Bushido: The Way of the Warrior gives us some information about the samurai code. It presents stillframes of text with information about concepts such as “Duty and Loyalty” and “Complete Sincerity”. It’s a moderately interesting piece.

After this we locate two deleted scenes. We see “The Beheading” (101 seconds) and “Algren and Katsumoto” (two minutes, 17 seconds). The former shows a conflict between a samurai named Ujio and some modernized Japanese that forms Algren’s first encounter with one of the warrior elite, while the latter offers a discussion between the pair about killing, honor, and the unstoppable force of modernization. Both seem reasonably intriguing but would have been somewhat redundant in the final flick.

The deleted scenes can be viewed with or without commentary from Zwick. He aptly tells us why he cut them and tosses in a couple of additional notes. In addition, the first segment comes with “Behind the Beheading”, a two-minute featurette. Visual effects supervisor Jeff Okun tells us how they executed the execution in this tight little piece.

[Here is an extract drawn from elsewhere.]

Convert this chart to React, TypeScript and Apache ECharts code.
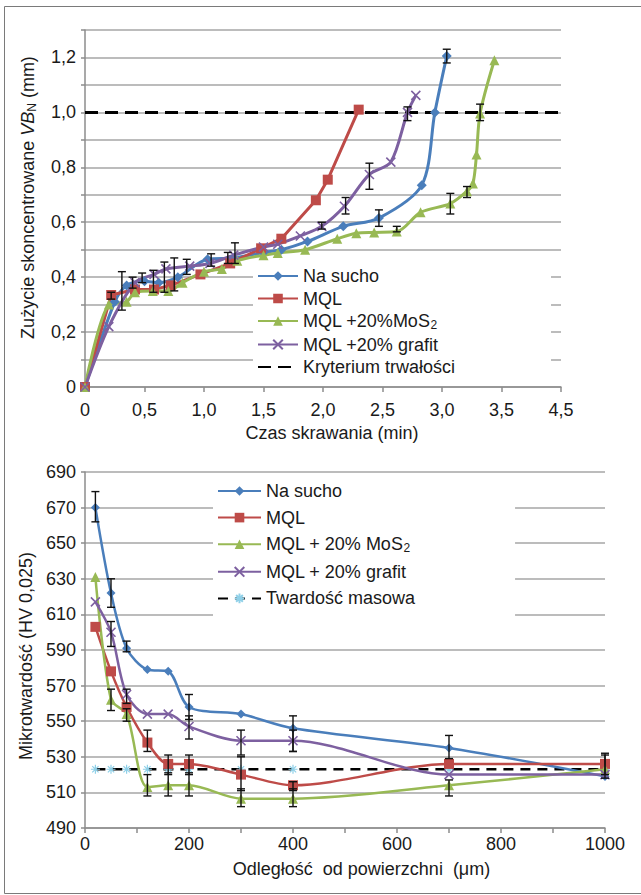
import React, { useEffect, useRef } from 'react';
import * as echarts from 'echarts';

// ---------- Top chart: tool wear VB_N vs cutting time ----------
const dryTime = [0, 0.25, 0.35, 0.5, 0.62, 0.78, 1.03, 1.25, 1.5, 1.65, 1.87, 2.17, 2.47, 2.83, 2.94, 3.04];
const dryWear = [0, 0.31, 0.37, 0.385, 0.38, 0.4, 0.465, 0.47, 0.49, 0.5, 0.53, 0.585, 0.615, 0.735, 1.0, 1.205];

const mqlTime = [0, 0.22, 0.42, 0.58, 0.72, 0.97, 1.22, 1.48, 1.65, 1.94, 2.04, 2.3];
const mqlWear = [0, 0.335, 0.355, 0.355, 0.37, 0.41, 0.45, 0.505, 0.54, 0.68, 0.755, 1.01];

const mosTime = [0, 0.2, 0.35, 0.42, 0.57, 0.7, 0.82, 1.0, 1.15, 1.28, 1.5, 1.62, 1.85, 2.12, 2.28, 2.43, 2.62, 2.82, 3.07, 3.21, 3.26, 3.29, 3.32, 3.44];
const mosWear = [0, 0.3, 0.31, 0.345, 0.35, 0.35, 0.38, 0.42, 0.43, 0.46, 0.48, 0.488, 0.5, 0.54, 0.56, 0.563, 0.566, 0.636, 0.668, 0.713, 0.741, 0.847, 0.996, 1.19];

const grafTime = [0, 0.2, 0.42, 0.58, 0.68, 0.88, 1.05, 1.25, 1.5, 1.62, 1.81, 1.99, 2.18, 2.39, 2.57, 2.71, 2.78];
const grafWear = [0, 0.22, 0.38, 0.41, 0.43, 0.44, 0.45, 0.48, 0.51, 0.52, 0.55, 0.585, 0.658, 0.774, 0.819, 1.0, 1.062];

const criterionTime = [0, 4];
const criterionWear = [1.0, 1.0];

// error bars: [time, low, high]
const wearErrors = [
  [0.22, 0.32, 0.345], [0.31, 0.28, 0.42], [0.4, 0.36, 0.4], [0.48, 0.38, 0.415], [0.575, 0.345, 0.425],
  [0.667, 0.345, 0.455], [0.75, 0.35, 0.47], [0.855, 0.41, 0.465], [1.06, 0.44, 0.485],
  [1.2, 0.45, 0.49], [1.26, 0.45, 0.525], [1.99, 0.575, 0.6], [2.19, 0.63, 0.69], [2.39, 0.72, 0.815],
  [2.47, 0.585, 0.645], [2.62, 0.565, 0.585], [2.71, 0.97, 1.02], [3.04, 1.18, 1.23],
  [3.07, 0.63, 0.705], [3.21, 0.69, 0.73], [3.32, 0.97, 1.03],
];

const topXTickLabels = ['0', '0,5', '1,0', '1,5', '2,0', '2,5', '3,0', '3,5', '4,5'];

// ---------- Bottom chart: microhardness vs depth ----------
const depth = [20, 50, 80, 120, 160, 200, 300, 400, 700, 1000];
const hvDry = [670, 622, 591, 579, 578, 558, 554, 546, 535, 519];
const hvMql = [603, 578, 558, 538, 526, 526, 520, 514, 526, 526];
const hvMos = [631, 562, 554, 513, 514, 514, 506.5, 506.5, 514, 523];
const hvGraf = [617, 600, 565, 554, 554, 547, 539, 539, 520, 520];
const bulkDepth = [20, 50, 80, 120, 160, 200, 300, 400, 700, 1000];
const bulkHv = [523, 523, 523, 523, 523, 523, 523, 523, 523, 523];

const hvErrors = [
  [20, 662, 679], [50, 614, 630], [80, 589, 595], [200, 551, 565], [400, 533, 553], [700, 529, 542],
  [120, 533, 545], [160, 520, 531], [200, 520, 531], [300, 511, 530], [400, 511, 516], [1000, 520, 531],
  [50, 556, 568], [80, 550, 557], [120, 508, 520], [160, 508, 521], [200, 508, 521], [300, 502, 512],
  [400, 502, 512], [700, 508, 517],
  [50, 592, 606], [80, 560, 568], [200, 540, 553], [300, 531, 545], [400, 533, 545], [1000, 518, 532],
];

const seriesNames = {
  dry: 'Na sucho',
  mql: 'MQL',
  mosTop: 'MQL +20%MoS2',
  grafTop: 'MQL +20% grafit',
  crit: 'Kryterium trwałości',
  mosBottom: 'MQL + 20% MoS2',
  grafBottom: 'MQL + 20% grafit',
  bulk: 'Twardość masowa',
};

const BLUE = '#4a7ebb';
const RED = '#be4b48';
const GREEN = '#98b954';
const PURPLE = '#7d60a0';
const TEXT = '#1a1a1a';
const GRID = '#a6a6a6';
const AXIS = '#8c8c8c';
const FONT = 'Liberation Sans, Arial, sans-serif';
const FS = 18;

const X_SYMBOL = 'path://M0,0L10,10M10,0L0,10';
const STAR_SYMBOL = 'path://M5,0L5,10M0,5L10,5M1.5,1.5L8.5,8.5M8.5,1.5L1.5,8.5';

const zip = (xs: number[], ys: number[]) => xs.map((x, i) => [x, ys[i]]);

const errorRender = (params: any, api: any) => {
  const x = api.value(0);
  const lo = api.coord([x, api.value(1)]);
  const hi = api.coord([x, api.value(2)]);
  const w = 4;
  const style = { stroke: '#111', lineWidth: 1.4 };
  return {
    type: 'group',
    children: [
      { type: 'line', shape: { x1: lo[0], y1: lo[1], x2: hi[0], y2: hi[1] }, style },
      { type: 'line', shape: { x1: lo[0] - w, y1: lo[1], x2: lo[0] + w, y2: lo[1] }, style },
      { type: 'line', shape: { x1: hi[0] - w, y1: hi[1], x2: hi[0] + w, y2: hi[1] }, style },
    ],
  };
};

const legendFormatter = (name: string) => {
  if (name.endsWith('MoS2')) return `{t|${name.slice(0, -1)}}{s|2}`;
  return `{t|${name}}`;
};

const legendRich = {
  t: { fontSize: FS, color: TEXT, fontFamily: FONT, lineHeight: 20 },
  s: { fontSize: 12, color: TEXT, fontFamily: FONT, lineHeight: 11, verticalAlign: 'bottom' },
};

export default function App() {
  const ref = useRef<HTMLDivElement>(null);

  useEffect(() => {
    document.body.style.margin = '0';
    if (!ref.current) return;
    const chart = echarts.init(ref.current, undefined, { renderer: 'svg' });

    const lineBase = (name: string, color: string, symbol: string, size: number, data: number[][], xi: number, smooth: number | boolean, width: number) => ({
      type: 'line',
      name,
      xAxisIndex: xi,
      yAxisIndex: xi,
      data,
      smooth,
      symbol,
      symbolSize: size,
      showSymbol: true,
      lineStyle: { color, width },
      itemStyle: { color, borderColor: color, borderWidth: symbol === X_SYMBOL ? 1.6 : 0 },
      emphasis: { disabled: true },
      z: 3,
    });

    const option: any = {
      animation: false,
      textStyle: { fontFamily: FONT },
      graphic: [
        {
          type: 'rect',
          shape: { x: 4.5, y: 6.5, width: 660, height: 887 },
          style: { fill: 'none', stroke: '#7a7a7a', lineWidth: 1 },
          silent: true,
        },
      ],
      grid: [
        { left: 85, top: 30, width: 476, height: 357 },
        { left: 85, top: 472, width: 520, height: 356 },
      ],
      xAxis: [
        {
          type: 'value',
          gridIndex: 0,
          min: 0,
          max: 4,
          interval: 0.5,
          axisLine: { show: true, lineStyle: { color: AXIS, width: 1.5 } },
          axisTick: { show: true, length: 5, lineStyle: { color: AXIS, width: 1.5 } },
          splitLine: { show: false },
          axisLabel: {
            fontSize: FS,
            color: TEXT,
            margin: 14,
            formatter: (v: number) => topXTickLabels[Math.round(v / 0.5)] ?? '',
          },
          name: 'Czas skrawania (min)',
          nameLocation: 'middle',
          nameGap: 37,
          nameTextStyle: { fontSize: FS, color: TEXT, padding: [0, 0, 0, 18] },
        },
        {
          type: 'value',
          gridIndex: 1,
          min: 0,
          max: 1000,
          interval: 100,
          axisLine: { show: true, lineStyle: { color: AXIS, width: 1.5 } },
          axisTick: { show: true, length: 5, lineStyle: { color: AXIS, width: 1.5 } },
          splitLine: { show: false },
          axisLabel: {
            fontSize: FS,
            color: TEXT,
            margin: 7,
            formatter: (v: number) => (Math.round(v) % 200 === 0 ? String(Math.round(v)) : ''),
          },
          name: 'Odległość  od powierzchni  (μm)',
          nameLocation: 'middle',
          nameGap: 32,
          nameTextStyle: { fontSize: FS, color: TEXT, padding: [0, 0, 0, 33] },
        },
      ],
      yAxis: [
        {
          type: 'value',
          gridIndex: 0,
          min: 0,
          max: 1.3,
          interval: 0.1,
          axisLine: { show: true, lineStyle: { color: AXIS, width: 1.5 } },
          axisTick: { show: true, length: 4, lineStyle: { color: AXIS, width: 1.5 } },
          splitLine: { show: true, lineStyle: { color: GRID, width: 1.5 } },
          axisLabel: {
            fontSize: FS,
            color: TEXT,
            margin: 9,
            formatter: (v: number) => {
              const k = Math.round(v * 10);
              if (k === 0) return '0';
              if (k % 2 !== 0) return '';
              return (k / 10).toFixed(1).replace('.', ',');
            },
          },
          name: '{a|Zużycie skoncentrowane }{i|VB}{s|N}{a| (mm)}',
          nameLocation: 'middle',
          nameGap: 47,
          nameRotate: 90,
          nameTextStyle: {
            padding: [0, 0, 0, 22],
            rich: {
              a: { fontSize: FS, color: TEXT, fontFamily: FONT, lineHeight: 20 },
              i: { fontSize: FS, color: TEXT, fontFamily: FONT, fontStyle: 'italic', lineHeight: 20 },
              s: { fontSize: 12, color: TEXT, fontFamily: FONT, lineHeight: 11, verticalAlign: 'bottom' },
            },
          },
        },
        {
          type: 'value',
          gridIndex: 1,
          min: 490,
          max: 690,
          interval: 20,
          axisLine: { show: true, lineStyle: { color: AXIS, width: 1.5 } },
          axisTick: { show: true, length: 4, lineStyle: { color: AXIS, width: 1.5 } },
          splitLine: { show: true, lineStyle: { color: GRID, width: 1.5 } },
          axisLabel: { fontSize: FS, color: TEXT, margin: 9 },
          name: 'Mikrotwardość (HV 0,025)',
          nameLocation: 'middle',
          nameGap: 47,
          nameRotate: 90,
          nameTextStyle: { fontSize: FS, color: TEXT, padding: [0, 12, 0, 0] },
        },
      ],
      legend: [
        {
          orient: 'vertical',
          left: 253,
          top: 264,
          padding: [3, 96, 2, 4],
          backgroundColor: '#ffffff',
          itemWidth: 40,
          itemHeight: 12,
          itemGap: 4.5,
          selectedMode: false,
          formatter: legendFormatter,
          textStyle: { rich: legendRich, fontSize: FS, color: TEXT },
          data: [
            seriesNames.dry,
            seriesNames.mql,
            seriesNames.mosTop,
            seriesNames.grafTop,
            { name: seriesNames.crit, itemStyle: { opacity: 0 } },
          ],
        },
        {
          orient: 'vertical',
          left: 213,
          top: 478,
          padding: [4, 100, 9, 4],
          backgroundColor: '#ffffff',
          itemWidth: 43,
          itemHeight: 12,
          itemGap: 8.6,
          selectedMode: false,
          formatter: legendFormatter,
          textStyle: { rich: legendRich, fontSize: FS, color: TEXT },
          data: [seriesNames.dry, seriesNames.mql, seriesNames.mosBottom, seriesNames.grafBottom, seriesNames.bulk],
        },
      ],
      series: [
        lineBase(seriesNames.dry, BLUE, 'diamond', 10, zip(dryTime, dryWear), 0, 0.3, 3),
        lineBase(seriesNames.mql, RED, 'rect', 10, zip(mqlTime, mqlWear), 0, false, 3),
        lineBase(seriesNames.mosTop, GREEN, 'triangle', 10, zip(mosTime, mosWear), 0, 0.3, 3),
        lineBase(seriesNames.grafTop, PURPLE, X_SYMBOL, 9, zip(grafTime, grafWear), 0, 0.3, 3),
        {
          type: 'line',
          name: seriesNames.crit,
          xAxisIndex: 0,
          yAxisIndex: 0,
          data: zip(criterionTime, criterionWear),
          symbol: 'none',
          showSymbol: false,
          lineStyle: { color: '#000', width: 3, type: [13, 7] },
          itemStyle: { color: '#000' },
          z: 2,
        },
        {
          type: 'custom',
          xAxisIndex: 0,
          yAxisIndex: 0,
          renderItem: errorRender,
          data: wearErrors,
          encode: { x: 0, y: [1, 2] },
          silent: true,
          z: 4,
        },
        {
          type: 'line',
          name: seriesNames.bulk,
          xAxisIndex: 1,
          yAxisIndex: 1,
          data: zip(bulkDepth, bulkHv),
          symbol: STAR_SYMBOL,
          symbolSize: 9,
          lineStyle: { color: '#000', width: 2.5, type: [10, 7] },
          itemStyle: { color: '#8fd0e8', borderColor: '#8fd0e8', borderWidth: 1.2 },
          z: 2,
        },
        lineBase(seriesNames.dry, BLUE, 'diamond', 9, zip(depth, hvDry), 1, 0.3, 2.5),
        lineBase(seriesNames.mql, RED, 'rect', 10, zip(depth, hvMql), 1, 0.3, 2.5),
        lineBase(seriesNames.mosBottom, GREEN, 'triangle', 10, zip(depth, hvMos), 1, 0.3, 2.5),
        lineBase(seriesNames.grafBottom, PURPLE, X_SYMBOL, 9, zip(depth, hvGraf), 1, 0.3, 2.5),
        {
          type: 'custom',
          xAxisIndex: 1,
          yAxisIndex: 1,
          renderItem: errorRender,
          data: hvErrors,
          encode: { x: 0, y: [1, 2] },
          silent: true,
          z: 4,
        },
      ],
    };

    chart.setOption(option);
    return () => chart.dispose();
  }, []);

  return <div ref={ref} style={{ width: 641, height: 895 }} />;
}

Lastly, we get the movie’s theatrical trailer and Japan Premieres. The latter runs six minutes, 55 seconds and shows Cruise, Koyuki, Watanabe and a number of the other actors as they show up at the events and chat about the flick with the press. They offer some generally fluffy remarks about the film and that’s it. The program is a decent curiosity but nothing more.

The Last Samurai presents attractive visuals and occasional scenes of excitement, but that’s about it. It seems to lack much substance and seems too erratic to succeed. The DVD presents excellent picture and audio plus an inconsistent but generally fine set of supplements. A solid release, fans of Samurai will feel happy with this package, but I’d advise a rental for those new to the film.